==== RECORDS FOR THE EXERCISE

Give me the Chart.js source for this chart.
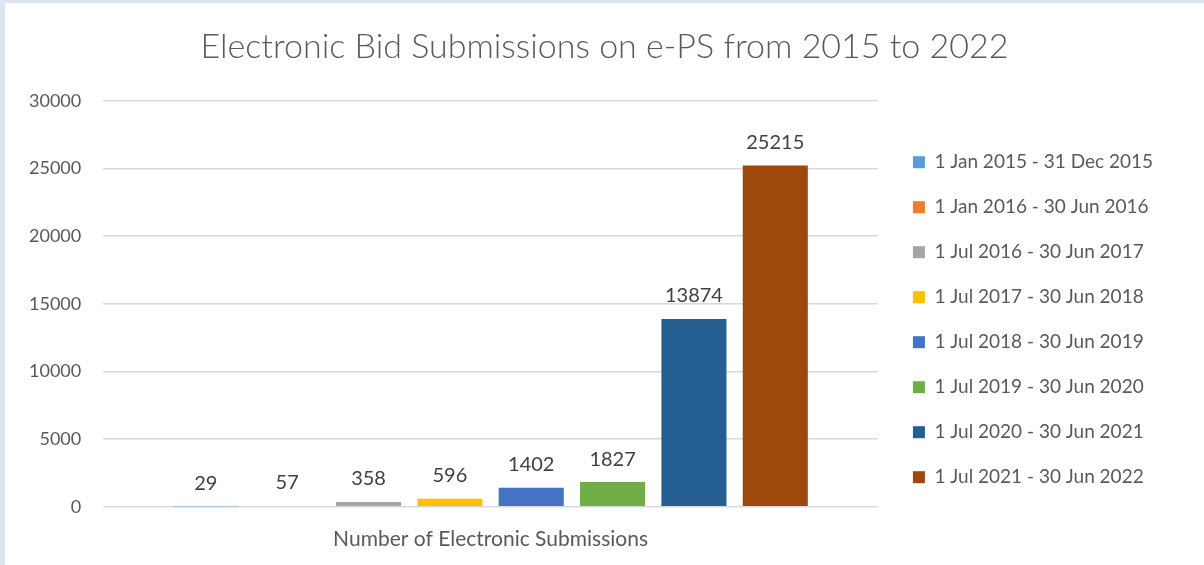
<!DOCTYPE html>
<html>
<head>
<meta charset="utf-8">
<script src="https://cdn.jsdelivr.net/npm/chart.js@4"></script>
<style>
  html, body { margin: 0; padding: 0; background: #fff; }
  body { width: 1204px; height: 565px; box-sizing: border-box; border-left: 5px solid #dce6f2; border-top: 3px solid #dce6f2; }
  #wrap { width: 1199px; height: 562px; }
</style>
</head>
<body>
<div id="wrap"><canvas id="mainChart"></canvas></div>
<script>
// Data
const categories = ["Number of Electronic Submissions"];
const periods = [
    "1 Jan 2015 - 31 Dec 2015",
    "1 Jan 2016 - 30 Jun 2016",
    "1 Jul 2016 - 30 Jun 2017",
    "1 Jul 2017 - 30 Jun 2018",
    "1 Jul 2018 - 30 Jun 2019",
    "1 Jul 2019 - 30 Jun 2020",
    "1 Jul 2020 - 30 Jun 2021",
    "1 Jul 2021 - 30 Jun 2022"
];
const submissions = [29, 57, 358, 596, 1402, 1827, 13874, 25215];
const yTicks = [0, 5000, 10000, 15000, 20000, 25000, 30000];

const colors = ["#5b9bd5", "#ed7d31", "#a5a5a5", "#ffc000", "#4472c4", "#70ad47", "#255e91", "#9e480e"];
const textColor = "#595959";
const fontFamily = "Lato, 'Open Sans', sans-serif";

// Value labels above each bar
const valueLabels = {
    id: "valueLabels",
    afterLayout(chart) {
        // centre the title on the whole canvas, not between the paddings
        const t = chart.titleBlock;
        if (t) { t.left = 0; t.right = chart.width; }
        // leave a wider gap between plot and legend
        const lg = chart.legend;
        if (lg) { lg.left += 9; lg.right += 9; }
    },
    afterDatasetsDraw(chart) {
        const ctx = chart.ctx;
        ctx.save();
        ctx.font = "20px " + fontFamily;
        ctx.fillStyle = "#404040";
        ctx.textAlign = "center";
        ctx.textBaseline = "bottom";
        chart.data.datasets.forEach((ds, i) => {
            const meta = chart.getDatasetMeta(i);
            meta.data.forEach((bar, j) => {
                ctx.fillText(String(ds.data[j]), bar.x, bar.y - 13);
            });
        });
        ctx.restore();
    }
};

const ctx = document.getElementById("mainChart").getContext("2d");
new Chart(ctx, {
    type: "bar",
    data: {
        labels: categories,
        datasets: periods.map((p, i) => ({
            label: p,
            data: [submissions[i]],
            backgroundColor: colors[i],
            barPercentage: 0.8,
            categoryPercentage: 0.84
        }))
    },
    options: {
        responsive: true,
        maintainAspectRatio: false,
        animation: false,
        layout: { padding: { left: 2, right: 50, top: 0, bottom: 1 } },
        plugins: {
            title: {
                display: true,
                text: "Electronic Bid Submissions on e-PS from 2015 to 2022",
                color: textColor,
                font: { family: fontFamily, size: 34, weight: "300" },
                padding: { top: 24, bottom: 33 }
            },
            legend: {
                position: "right",
                title: {
                    display: true,
                    text: " ",
                    font: { size: 12 },
                    padding: { top: 0, bottom: 58 }
                },
                labels: {
                    color: textColor,
                    font: { family: fontFamily, size: 19 },
                    boxWidth: 12,
                    boxHeight: 12,
                    padding: 26
                }
            },
            tooltip: { enabled: false }
        },
        scales: {
            x: {
                grid: { display: false },
                border: { display: false },
                ticks: {
                    color: textColor,
                    font: { family: fontFamily, size: 21 },
                    padding: 12
                }
            },
            y: {
                min: 0,
                max: 30000,
                afterBuildTicks: axis => { axis.ticks = yTicks.map(v => ({ value: v })); },
                grid: { color: "#d9d9d9", lineWidth: 1.5, drawTicks: false },
                border: { display: false },
                ticks: {
                    color: textColor,
                    font: { family: fontFamily, size: 18 },
                    padding: 22,
                    callback: v => String(v)
                }
            }
        }
    },
    plugins: [valueLabels]
});
</script>
</body>
</html>
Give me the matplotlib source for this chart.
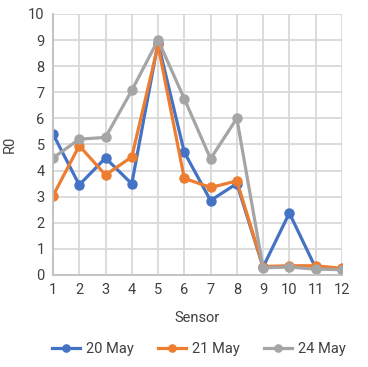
import matplotlib
matplotlib.use('Agg')
import matplotlib.pyplot as plt

# data
sensors = [1, 2, 3, 4, 5, 6, 7, 8, 9, 10, 11, 12]
may20 = [5.4, 3.45, 4.48, 3.49, 8.9, 4.7, 2.85, 3.5, 0.3, 2.37, 0.27, 0.22]
may21 = [3.03, 4.95, 3.83, 4.52, 8.8, 3.7, 3.35, 3.6, 0.32, 0.35, 0.35, 0.25]
may24 = [4.48, 5.2, 5.27, 7.07, 9.0, 6.75, 4.45, 6.0, 0.27, 0.3, 0.22, 0.2]
labels = ['20 May', '21 May', '24 May']
colors = ['#4472C4', '#ED7D31', '#A5A5A5']

plt.rcParams['font.family'] = ['Roboto', 'DejaVu Sans']
txt = '#404040'

fig = plt.figure(figsize=(3.68, 3.67), dpi=100)
ax = fig.add_axes([0.144, 0.251, 0.785, 0.711])

for ys, lab, col in zip([may20, may21, may24], labels, colors):
    ax.plot(sensors, ys, color=col, lw=2.3, marker='o', ms=6.5, label=lab)

ax.set_xlim(1, 12)
ax.set_ylim(0, 10)
ax.set_xticks(sensors)
ax.set_yticks(range(0, 11))
ax.grid(True, color='#d9d9d9', lw=1.3)
ax.set_axisbelow(True)
for s in ['top', 'right']:
    ax.spines[s].set_visible(False)
for s in ['left', 'bottom']:
    ax.spines[s].set_color('#bfbfbf')
    ax.spines[s].set_linewidth(1.3)
ax.tick_params(length=0, labelsize=10.5, labelcolor=txt, pad=6)
ax.set_xlabel('Sensor', fontsize=10.5, color=txt, labelpad=10)
ax.set_ylabel('R0', fontsize=10.5, color=txt, labelpad=8)

fig.legend(loc='lower center', ncol=3, frameon=False, fontsize=10.5,
           bbox_to_anchor=(0.54, -0.005), handlelength=1.9, handletextpad=0.4,
           columnspacing=1.7, markerscale=0.8, labelcolor=txt)

fig.savefig('out.png', dpi=100)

========

== WRITTEN TASK ==
Produce an exact copy of each line of data, skipping embedded images.

== THE OUTPUT ==
Give me the Chart.js source for this chart.
<!DOCTYPE html>
<html>
<head>
<meta charset="utf-8">
<script src="https://cdn.jsdelivr.net/npm/chart.js@4"></script>
<style>
  html, body { margin: 0; padding: 0; background: #fff; }
  body { width: 1204px; height: 565px; box-sizing: border-box; border-left: 5px solid #dce6f2; border-top: 3px solid #dce6f2; }
  #wrap { width: 1199px; height: 562px; }
</style>
</head>
<body>
<div id="wrap"><canvas id="mainChart"></canvas></div>
<script>
// Data
const categories = ["Number of Electronic Submissions"];
const periods = [
    "1 Jan 2015 - 31 Dec 2015",
    "1 Jan 2016 - 30 Jun 2016",
    "1 Jul 2016 - 30 Jun 2017",
    "1 Jul 2017 - 30 Jun 2018",
    "1 Jul 2018 - 30 Jun 2019",
    "1 Jul 2019 - 30 Jun 2020",
    "1 Jul 2020 - 30 Jun 2021",
    "1 Jul 2021 - 30 Jun 2022"
];
const submissions = [29, 57, 358, 596, 1402, 1827, 13874, 25215];
const yTicks = [0, 5000, 10000, 15000, 20000, 25000, 30000];

const colors = ["#5b9bd5", "#ed7d31", "#a5a5a5", "#ffc000", "#4472c4", "#70ad47", "#255e91", "#9e480e"];
const textColor = "#595959";
const fontFamily = "Lato, 'Open Sans', sans-serif";

// Value labels above each bar
const valueLabels = {
    id: "valueLabels",
    afterLayout(chart) {
        // centre the title on the whole canvas, not between the paddings
        const t = chart.titleBlock;
        if (t) { t.left = 0; t.right = chart.width; }
        // leave a wider gap between plot and legend
        const lg = chart.legend;
        if (lg) { lg.left += 9; lg.right += 9; }
    },
    afterDatasetsDraw(chart) {
        const ctx = chart.ctx;
        ctx.save();
        ctx.font = "20px " + fontFamily;
        ctx.fillStyle = "#404040";
        ctx.textAlign = "center";
        ctx.textBaseline = "bottom";
        chart.data.datasets.forEach((ds, i) => {
            const meta = chart.getDatasetMeta(i);
            meta.data.forEach((bar, j) => {
                ctx.fillText(String(ds.data[j]), bar.x, bar.y - 13);
            });
        });
        ctx.restore();
    }
};

const ctx = document.getElementById("mainChart").getContext("2d");
new Chart(ctx, {
    type: "bar",
    data: {
        labels: categories,
        datasets: periods.map((p, i) => ({
            label: p,
            data: [submissions[i]],
            backgroundColor: colors[i],
            barPercentage: 0.8,
            categoryPercentage: 0.84
        }))
    },
    options: {
        responsive: true,
        maintainAspectRatio: false,
        animation: false,
        layout: { padding: { left: 2, right: 50, top: 0, bottom: 1 } },
        plugins: {
            title: {
                display: true,
                text: "Electronic Bid Submissions on e-PS from 2015 to 2022",
                color: textColor,
                font: { family: fontFamily, size: 34, weight: "300" },
                padding: { top: 24, bottom: 33 }
            },
            legend: {
                position: "right",
                title: {
                    display: true,
                    text: " ",
                    font: { size: 12 },
                    padding: { top: 0, bottom: 58 }
                },
                labels: {
                    color: textColor,
                    font: { family: fontFamily, size: 19 },
                    boxWidth: 12,
                    boxHeight: 12,
                    padding: 26
                }
            },
            tooltip: { enabled: false }
        },
        scales: {
            x: {
                grid: { display: false },
                border: { display: false },
                ticks: {
                    color: textColor,
                    font: { family: fontFamily, size: 21 },
                    padding: 12
                }
            },
            y: {
                min: 0,
                max: 30000,
                afterBuildTicks: axis => { axis.ticks = yTicks.map(v => ({ value: v })); },
                grid: { color: "#d9d9d9", lineWidth: 1.5, drawTicks: false },
                border: { display: false },
                ticks: {
                    color: textColor,
                    font: { family: fontFamily, size: 18 },
                    padding: 22,
                    callback: v => String(v)
                }
            }
        }
    },
    plugins: [valueLabels]
});
</script>
</body>
</html>
Give me the matplotlib source for this chart.
import matplotlib
matplotlib.use('Agg')
import matplotlib.pyplot as plt

# data
sensors = [1, 2, 3, 4, 5, 6, 7, 8, 9, 10, 11, 12]
may20 = [5.4, 3.45, 4.48, 3.49, 8.9, 4.7, 2.85, 3.5, 0.3, 2.37, 0.27, 0.22]
may21 = [3.03, 4.95, 3.83, 4.52, 8.8, 3.7, 3.35, 3.6, 0.32, 0.35, 0.35, 0.25]
may24 = [4.48, 5.2, 5.27, 7.07, 9.0, 6.75, 4.45, 6.0, 0.27, 0.3, 0.22, 0.2]
labels = ['20 May', '21 May', '24 May']
colors = ['#4472C4', '#ED7D31', '#A5A5A5']

plt.rcParams['font.family'] = ['Roboto', 'DejaVu Sans']
txt = '#404040'

fig = plt.figure(figsize=(3.68, 3.67), dpi=100)
ax = fig.add_axes([0.144, 0.251, 0.785, 0.711])

for ys, lab, col in zip([may20, may21, may24], labels, colors):
    ax.plot(sensors, ys, color=col, lw=2.3, marker='o', ms=6.5, label=lab)

ax.set_xlim(1, 12)
ax.set_ylim(0, 10)
ax.set_xticks(sensors)
ax.set_yticks(range(0, 11))
ax.grid(True, color='#d9d9d9', lw=1.3)
ax.set_axisbelow(True)
for s in ['top', 'right']:
    ax.spines[s].set_visible(False)
for s in ['left', 'bottom']:
    ax.spines[s].set_color('#bfbfbf')
    ax.spines[s].set_linewidth(1.3)
ax.tick_params(length=0, labelsize=10.5, labelcolor=txt, pad=6)
ax.set_xlabel('Sensor', fontsize=10.5, color=txt, labelpad=10)
ax.set_ylabel('R0', fontsize=10.5, color=txt, labelpad=8)

fig.legend(loc='lower center', ncol=3, frameon=False, fontsize=10.5,
           bbox_to_anchor=(0.54, -0.005), handlelength=1.9, handletextpad=0.4,
           columnspacing=1.7, markerscale=0.8, labelcolor=txt)

fig.savefig('out.png', dpi=100)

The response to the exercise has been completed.